The Direct to Video Connoisseur
I'm a huge fan of action, horror, sci-fi, and comedy, especially of the Direct to Video variety. In this blog I review some of my favorites and not so favorites, and encourage people to comment and add to the discussion. If you click on an image, it will take you to that post's image page, which includes many more pics from the film and other goodies I couldn't fit in the actual review. For announcements and updates, don't forget to Follow us on Twitter and Like our Facebook page. If you're the director, producer, distributor, etc. of a low-budget feature length film and you'd like to send me a copy to review, you can contact me at dtvconnoisseur[at]yahoo.com. I'd love to check out what you got.
Tuesday, July 9, 2013
Silent Assassins (1988)
In the quest to get more Sam Jones on the site, we're here with Silent Assassins. The other names I liked in this were Linda Blair, Mako, and Phillip Rhee. It just looked like a great low-budget 80s actioner. Also, our buddy Ty at Comeuppance Reviews has done this one, so you can go there to see what he thought (this is definitely a Ty kind of flick).

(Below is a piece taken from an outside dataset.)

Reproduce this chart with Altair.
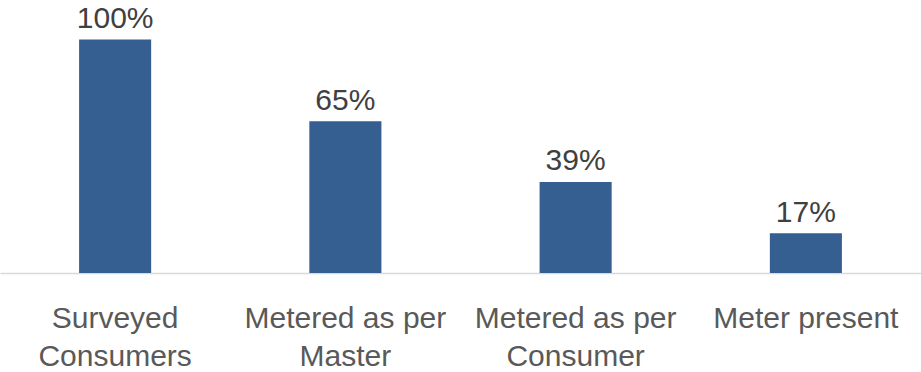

Silent Assassins has Jones as Sam Kettle, an LA detective who goes to take down this horrible criminal, only to have all his partners killed as the bust goes bad. He and his wife Linda Blair plan to move away to Colorado to start a new life, when this criminal kidnaps veteran old guy character actor Bill Erwin, who is a bio chemist, in order to get some heavy duty formula he has. Now Jones is back on the case, along with Jun Chong, whose niece was kidnapped along with Erwin, and Rhee, whose dad, Mako, wants him to help. Will they be enough to take down this criminal and his gang?
Yeah this is what you want here. All kinds of good 80s, between the music, the clothes, and the cars; Sam Jones is all kinds of good Sam Jones; and then Rhee and Chong as the fight choreographers took this thing to another level. It had its slow moments, but I think the 80s awesomeness allows it to transcend that; plus some of the scenes of Erwin and the girl in captivity were a little dark-- though there's the fascination aspect of Erwin, off-screen, having bamboo shoots shoved under his fingernails-- I mean, it's like the violent deconstruction of America's favorite grandpa. Beyond that, the action is stellar and tons of fun. Near the end, there's a scene where a baddie with a rocket launcher is on a rooftop, and Jones shoots him down and retrieves it. Then we're teased for five minutes, and I'm like "come on, shoot it already!", but when he does it's so fantastic, like Tiger Woods fist pump worthy. This is well worth checking out if you get the chance.
How do you not love Sam Jones? Flat tops, five o'clock shadow, profile glances over up-turned collars, it's all great. He was 34 when he did this, which is crazy, because I'm 34, and I still look like I'm 24, where he looked like a total dude. In fact, I don't know anyone my age that's as much of a dude as he is in this. I think Maximum Force might be the better movie, but this Jones is as good as it gets, and a definite watch for any fans of his.
Ty mentioned, and I concur, that Linda Blair's representation on the cover is very misleading. She is not teaming up with Jones and taking out baddies. She's his wife, and wants him to leave his life as a police officer. At no point does she don a leather outfit, and only once does she use a gun. Take that for what you want: a disappointment, a silly thing that happens in these 80s DTV actioners, or a bait-and-switch. I liked her in this though, and she and Jones had great chemistry, which made them fun to watch.
Bill Erwin as the scientist was a trip. First, he was in the film for more than I'm used to seeing him in a film; and second, he was tortured. I don't know how many serious roles I've seen him in, but this was very serious here. Again, he's America's favorite grandpa! Looking at his imdb bio, before he died in 2010, he had over 200 film credits, and many of which came when he was much younger, so I wonder what he was as an actor before he was America's favorite grandpa. Another late great talent in this is Mako, who played a former Yakuza member working as a businessman in LA. He has a great samurai sword fight near the end that was great to see. Gotta love Mako, and both he and Erwin have been, and will continue to be, missed.
Finally, Phillip Rhee and Jun Chong did the fight choreography in this, and it added another level to what would still have been a great 80s DTV actioner without their work. They also did a great job of saving their best stuff for the end, almost like a fireworks display, and the finale was great. We don't see a lot of Rhee throughout much of the film, but man, what we get near the end is plenty good; and I haven't seen much Chong before, and according to imdb he didn't do much, but like Rhee, he was great here too. This is definitely a Sam Jones picture, but these guys played key roles, both on screen and behind the scenes.
This is out of print in the States, so used DVD or VHS is the way to go. I think it's a must for collectors, but also one to keep your eye out for in bargain bins and whatnot. For fans of late 80s/early 90s action, this is the kind of thing you want. Great too for people like me that are still getting into Sam Jones led films.